“Nothing comes close to the wild parabola of Kevin Rudd’s journey to the latest plot point in his story: appointment as Australia’s ambassador to the US,” writes “The Gadfly” columnist ROBERT MACKLIN.
SCREENWRITERS often talk about their main character’s “arc”. I first heard it during my Fellowship to the Australian Film and Television School.
It’s a nifty shorthand to describe the principal’s role in the story, the ups and downs before the big climax and the happy ending.
Hollywood has a few favoured conventions for that trajectory, but not one comes close to the wild parabola of Kevin Rudd’s journey to the latest plot point in his story: appointment as Australia’s ambassador to the US.
In 2007, I spent many pleasant hours with Kevin at his Brisbane home and in Canberra researching his biography. It was published by Penguin that year, and a second edition arrived in 2008 when he snatched The Lodge from the gnarled claws of John Winston Howard.
Since then, Kevin’s arc has taken some wild twists and turns. And part of the reason I divined from those long talks. For Kevin – like his successors Tony Abbott and especially Scott Morrison – believes he’s on a mission from God. It began in early childhood in a divided home where the young Kev was the favoured son of a devout Catholic mother to whom he was deeply attached.

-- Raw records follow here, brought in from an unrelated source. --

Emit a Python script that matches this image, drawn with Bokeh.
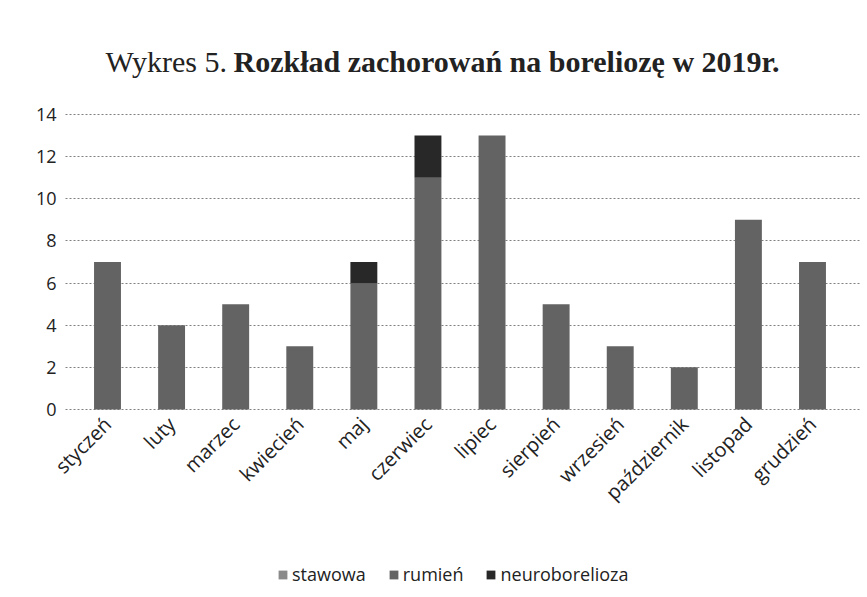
from bokeh.plotting import figure
from bokeh.models import Label, Legend, LegendItem, Range1d, FixedTicker
from bokeh.embed import file_html
from bokeh.resources import INLINE
from math import pi

months = ["styczeń", "luty", "marzec", "kwiecień", "maj", "czerwiec", "lipiec",
          "sierpień", "wrzesień", "październik", "listopad", "grudzień"]
stawowa = [0, 0, 0, 0, 0, 0, 0, 0, 0, 0, 0, 0]
rumien = [7, 4, 5, 3, 6, 11, 13, 5, 3, 2, 9, 7]
neuro = [0, 0, 0, 0, 1, 2, 0, 0, 0, 0, 0, 0]
series = ["stawowa", "rumień", "neuroborelioza"]
colors = ["#8a8a8a", "#636363", "#282828"]
y_ticks = [0, 2, 4, 6, 8, 10, 12, 14]
title_plain = "Wykres 5."
title_bold = "Rozkład zachorowań na boreliozę w 2019r."

pos = list(range(len(months)))
data = {"x": pos, "stawowa": stawowa, "rumień": rumien, "neuroborelioza": neuro}

p = figure(x_range=Range1d(-1.6695, 11.749), y_range=Range1d(-8.685, 19.41),
           width=860, height=592, output_backend="svg", toolbar_location=None,
           min_border_left=0, min_border_right=0, min_border_top=0, min_border_bottom=0)

rs = p.vbar_stack(series, x="x", width=0.42, color=colors, source=data, line_color=None)

p.xgrid.grid_line_color = None
p.ygrid.grid_line_color = "#808080"
p.ygrid.grid_line_dash = "2 2"
p.ygrid.grid_line_width = 1
if "cross_bounds" in p.ygrid[0].properties():
    p.ygrid.cross_bounds = (-0.655, 11.75)
p.outline_line_color = None

p.yaxis.fixed_location = -0.733
p.yaxis.ticker = y_ticks
p.yaxis.axis_line_color = None
p.yaxis.major_tick_line_color = None
p.yaxis.minor_tick_line_color = None
p.yaxis.major_tick_out = 0
p.yaxis.major_label_standoff = 4
p.yaxis.major_label_text_font = "Open Sans"
p.yaxis.major_label_text_font_size = "18px"
p.yaxis.major_label_text_color = "#222222"

p.xaxis.fixed_location = 0
p.xaxis.ticker = FixedTicker(ticks=pos)
p.xaxis.major_label_overrides = {i: m for i, m in zip(pos, months)}
p.xaxis.axis_line_color = None
p.xaxis.major_tick_line_color = None
p.xaxis.minor_tick_line_color = None
p.xaxis.major_label_orientation = pi / 4
p.xaxis.major_label_text_font = "Open Sans"
p.xaxis.major_label_text_font_size = "20px"
p.xaxis.major_label_text_color = "#222222"

items = [LegendItem(label=s, renderers=[r]) for s, r in zip(series, rs)]
legend = Legend(items=items, orientation="horizontal", location=(277, 6),
                border_line_color=None, background_fill_alpha=0, padding=3,
                label_text_font="Open Sans", label_text_font_size="18px",
                label_text_color="#222222", glyph_width=11, glyph_height=11,
                spacing=22, label_standoff=4)
p.add_layout(legend)

t1 = Label(x=-0.031, y=16.52, text=title_plain, text_baseline="alphabetic",
           text_font="Liberation Serif", text_font_size="30px", text_color="#222222")
t2 = Label(x=1.966, y=16.52, text=title_bold, text_baseline="alphabetic",
           text_font="Liberation Serif", text_font_size="30px",
           text_font_style="bold", text_color="#222222")
p.add_layout(t1)
p.add_layout(t2)

open("out.html", "w").write(file_html(p, INLINE))
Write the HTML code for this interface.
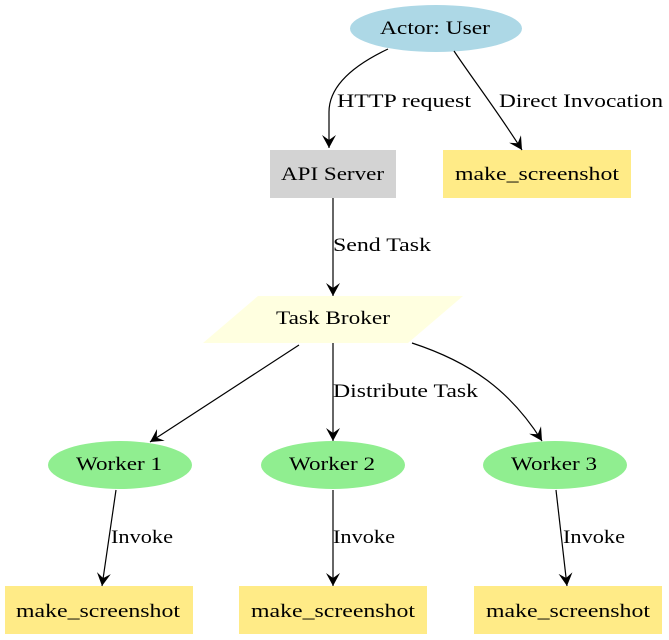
<!DOCTYPE html>
<html><head><meta charset="utf-8"><style>
html,body{margin:0;padding:0;background:#fff;}
svg{display:block;}
text{font-family:"Liberation Serif",serif;font-size:19px;fill:#000;}
</style></head><body>
<svg width="669" height="640" viewBox="0 0 669 640" xmlns="http://www.w3.org/2000/svg">
<defs>
<marker id="v" markerWidth="14" markerHeight="16" refX="13" refY="8" orient="auto" markerUnits="userSpaceOnUse">
<path d="M0,1 L13,8 L0,15 L5,8 Z" fill="#000"/>
</marker>
</defs>
<ellipse cx="436" cy="28.5" rx="86" ry="23.5" fill="#add8e6"/>
<text x="380" y="34" textLength="110" lengthAdjust="spacingAndGlyphs">Actor: User</text>

<rect x="270" y="150" width="126" height="48" fill="#d3d3d3"/>
<text x="281" y="180" textLength="103" lengthAdjust="spacingAndGlyphs">API Server</text>

<rect x="443" y="150" width="188" height="48" fill="#ffeb87"/>
<text x="455" y="180" textLength="164" lengthAdjust="spacingAndGlyphs">make_screenshot</text>

<polygon points="258,296 463,296 408,343 203,343" fill="#ffffe0"/>
<text x="276" y="324" textLength="114" lengthAdjust="spacingAndGlyphs">Task Broker</text>

<ellipse cx="120" cy="465" rx="72" ry="24" fill="#90ee90"/>
<text x="76" y="470" textLength="86" lengthAdjust="spacingAndGlyphs">Worker 1</text>
<ellipse cx="333" cy="465" rx="72" ry="24" fill="#90ee90"/>
<text x="289" y="470" textLength="86" lengthAdjust="spacingAndGlyphs">Worker 2</text>
<ellipse cx="555" cy="465" rx="72" ry="24" fill="#90ee90"/>
<text x="511" y="470" textLength="86" lengthAdjust="spacingAndGlyphs">Worker 3</text>

<rect x="5" y="586" width="188" height="48" fill="#ffeb87"/>
<text x="16" y="617" textLength="164" lengthAdjust="spacingAndGlyphs">make_screenshot</text>
<rect x="239" y="586" width="188" height="48" fill="#ffeb87"/>
<text x="251" y="617" textLength="164" lengthAdjust="spacingAndGlyphs">make_screenshot</text>
<rect x="474" y="586" width="188" height="48" fill="#ffeb87"/>
<text x="486" y="617" textLength="164" lengthAdjust="spacingAndGlyphs">make_screenshot</text>

<g fill="none" stroke="#000" stroke-width="1.2">
<path d="M388,49 C350,67 329,88 329,112 L329,148" marker-end="url(#v)"/>
<path d="M454,51 C472,78 498,112 522,150" marker-end="url(#v)"/>
<path d="M333,198 L333,296" marker-end="url(#v)"/>
<path d="M299,345 L150,442" marker-end="url(#v)"/>
<path d="M333,343 L333,441" marker-end="url(#v)"/>
<path d="M412,343 C470,362 510,390 542,441" marker-end="url(#v)"/>
<path d="M116,490 L102,586" marker-end="url(#v)"/>
<path d="M333,490 L333,586" marker-end="url(#v)"/>
<path d="M556,490 L567,586" marker-end="url(#v)"/>
</g>

<text x="337" y="107" textLength="134" lengthAdjust="spacingAndGlyphs">HTTP request</text>
<text x="499" y="107" textLength="164" lengthAdjust="spacingAndGlyphs">Direct Invocation</text>
<text x="333" y="251" textLength="98" lengthAdjust="spacingAndGlyphs">Send Task</text>
<text x="333" y="397" textLength="145" lengthAdjust="spacingAndGlyphs">Distribute Task</text>
<text x="111" y="543" textLength="62" lengthAdjust="spacingAndGlyphs">Invoke</text>
<text x="333" y="543" textLength="62" lengthAdjust="spacingAndGlyphs">Invoke</text>
<text x="563" y="543" textLength="62" lengthAdjust="spacingAndGlyphs">Invoke</text>
</svg>
</body></html>
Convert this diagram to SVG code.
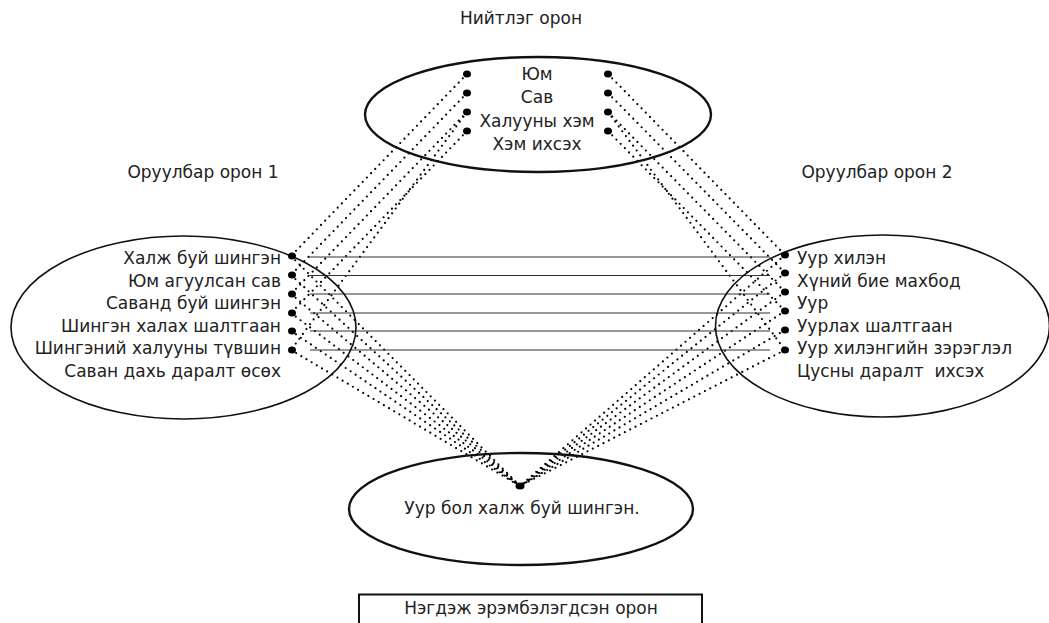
<svg xmlns="http://www.w3.org/2000/svg" width="1049" height="623" viewBox="0 0 1049 623">
<style>
text{font-family:"DejaVu Sans","Liberation Sans",sans-serif;font-size:17px;fill:#222}
.sp{fill:none;stroke:#111;stroke-width:2.4}
.spt{fill:none;stroke:#111;stroke-width:1.6}
.dot{fill:#000}
.dl{fill:none;stroke:#000;stroke-width:2.2;stroke-dasharray:0 6;stroke-linecap:round}
.hl{fill:none;stroke:#333;stroke-width:1}
.m{text-anchor:middle}
.e{text-anchor:end}
</style>
<g id="connectors">
<path class="dl" d="M467,74 L291,256 M467,93 L291,275 M467,112 L291,294 M467,131 L291,313 M467,112 L291,350"/>
<path class="dl" d="M608,74 L785,255 M608,93 L785,273 M608,112 L785,292 M608,131 L785,311 M608,112 L785,350"/>
<path class="dl" d="M291,256 L520,486 M291,275 L520,486 M291,294 L520,486 M291,313 L520,486 M291,331 L520,486 M291,350 L520,486"/>
<path class="dl" d="M785,255 L520,486 M785,273 L520,486 M785,292 L520,486 M785,311 L520,486 M785,330 L520,486 M785,350 L520,486"/>
<path class="hl" d="M308,257 H770 M310,275.5 H770 M310,294 H770 M310,313 H770 M310,331 H770 M310,350 H770"/>
</g>
<g id="generic">
<text class="m" x="521" y="24">Нийтлэг орон</text>
<ellipse class="sp" cx="538" cy="114.5" rx="173" ry="57.5"/>
<text class="m" x="537" y="80">Юм</text>
<text class="m" x="537" y="103">Сав</text>
<text class="m" x="537" y="126.5">Халууны хэм</text>
<text class="m" x="537" y="150">Хэм ихсэх</text>
<g class="dot">
<ellipse cx="467" cy="74" rx="4" ry="3.5"/><ellipse cx="467" cy="93" rx="4" ry="3.5"/><ellipse cx="467" cy="112" rx="4" ry="3.5"/><ellipse cx="467" cy="131" rx="4" ry="3.5"/>
<ellipse cx="608" cy="74" rx="4" ry="3.5"/><ellipse cx="608" cy="93" rx="4" ry="3.5"/><ellipse cx="608" cy="112" rx="4" ry="3.5"/><ellipse cx="608" cy="131" rx="4" ry="3.5"/>
</g>
</g>
<g id="input1">
<text class="m" x="203" y="178">Оруулбар орон 1</text>
<ellipse class="spt" cx="183.5" cy="327.5" rx="172.5" ry="91.5"/>
<text class="e" x="281" y="264">Халж буй шингэн</text>
<text class="e" x="281" y="286.6">Юм агуулсан сав</text>
<text class="e" x="281" y="309.2">Саванд буй шингэн</text>
<text class="e" x="281" y="331.8">Шингэн халах шалтгаан</text>
<text class="e" x="281" y="354.4">Шингэний халууны түвшин</text>
<text class="e" x="281" y="377">Саван дахь даралт өсөх</text>
<g class="dot">
<ellipse cx="292" cy="256" rx="4" ry="3.5"/><ellipse cx="292" cy="275" rx="4" ry="3.5"/><ellipse cx="292" cy="294" rx="4" ry="3.5"/><ellipse cx="292" cy="313" rx="4" ry="3.5"/><ellipse cx="292" cy="331" rx="4" ry="3.5"/><ellipse cx="292" cy="350" rx="4" ry="3.5"/>
</g>
</g>
<g id="input2">
<text class="m" x="877" y="178">Оруулбар орон 2</text>
<ellipse class="spt" cx="882.5" cy="326" rx="167" ry="91"/>
<text x="797" y="264">Уур хилэн</text>
<text x="797" y="286.6">Хүний бие махбод</text>
<text x="797" y="309.2">Уур</text>
<text x="797" y="331.8">Уурлах шалтгаан</text>
<text x="797" y="354.4">Уур хилэнгийн зэрэглэл</text>
<text x="797" y="377" xml:space="preserve">Цусны даралт  ихсэх</text>
<g class="dot">
<ellipse cx="785" cy="255" rx="4" ry="3.5"/><ellipse cx="785" cy="273" rx="4" ry="3.5"/><ellipse cx="785" cy="292" rx="4" ry="3.5"/><ellipse cx="785" cy="311" rx="4" ry="3.5"/><ellipse cx="785" cy="330" rx="4" ry="3.5"/><ellipse cx="785" cy="350" rx="4" ry="3.5"/>
</g>
</g>
<g id="blend">
<ellipse class="sp" cx="521" cy="509" rx="172" ry="56"/>
<text class="m" x="522" y="514">Уур бол халж буй шингэн.</text>
<ellipse class="dot" cx="520" cy="486" rx="4.5" ry="3.5"/>
</g>
<g id="label">
<rect x="359" y="594.5" width="343" height="40" fill="none" stroke="#111" stroke-width="2"/>
<text class="m" x="531" y="614">Нэгдэж эрэмбэлэгдсэн орон</text>
</g>
</svg>
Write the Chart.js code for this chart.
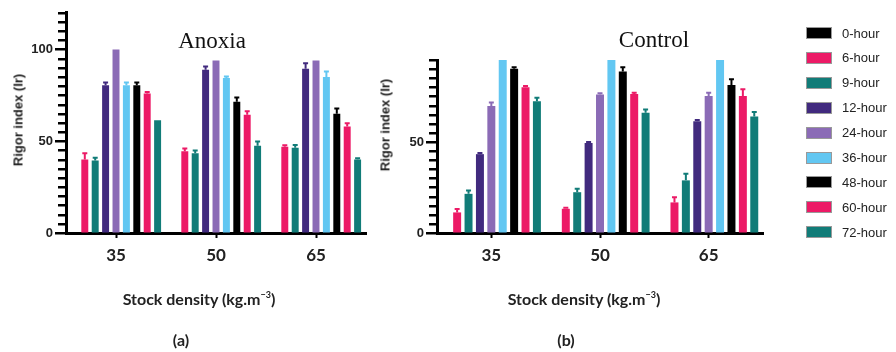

They shared the horror of homelessness after the death of his father, spending nights sleeping in the family car. Indeed, after she died, he wore her wedding ring on his little finger. And though he later presented as non-denominational, it was this religious passion that motivated his unrestrained outrage at Julia Gillard’s “coup” that ripped him from The Lodge.
Fellow God-botherer Tony Abbott was happy to turn the misogynistic screws until Julia was broken by Labor’s hard men and Kevin returned to “save the furniture”.
That was yet another plot point in the Rudd screenplay on the public stage. But already a new prayerful pathway was taking shape. It was one that I suspected had long been dormant in his imaginings: he’d become Secretary-General of the UN. Now that was a big one. It would at last allow him to shout like Jimmy Cagney in the climax to his arc in the classic “White Heat” – “Made it, Ma, top of the world!”
So it was off to America where the former First Lady soon to turn presidential candidate, Hillary Clinton, became the target of his undoubted charm. He even crossed the political line back home and lobbied the new PM, Malcolm Turnbull for support. But then, from the depths of hell came Donald J Trump and the whole delicate fabric collapsed.
By now Kevin’s arc was coming to resemble that of the Prophet Job and he even appeared with a white beard to accompany Job’s anguished appeal in Chapter 30, verses 20-30: “I cry out to you God, but you do not answer… You turn on me ruthlessly; you snatch me up and drive me before the wind; you toss me about in the storm…”
But then, Hosannah! The latest rival God-botherer, Scott Morrison, surrenders to his own religious mania and gathers more ministries than even the Good Lord himself could juggle, then crashes to earth, almost squashing an eight-year-old boy.
And Lo! The happy warrior Anthony Albanese, whom Kevin had made Deputy PM while saving the furniture, is now in The Lodge.
Redemption!
So, from ambo to Washington DC and the final prize beckons once more, the golden orb atop Jacob’s ladder – the UN Secretary-Generalship.
Hollywood hasn’t seen an arc like it since Cecil B DeMille.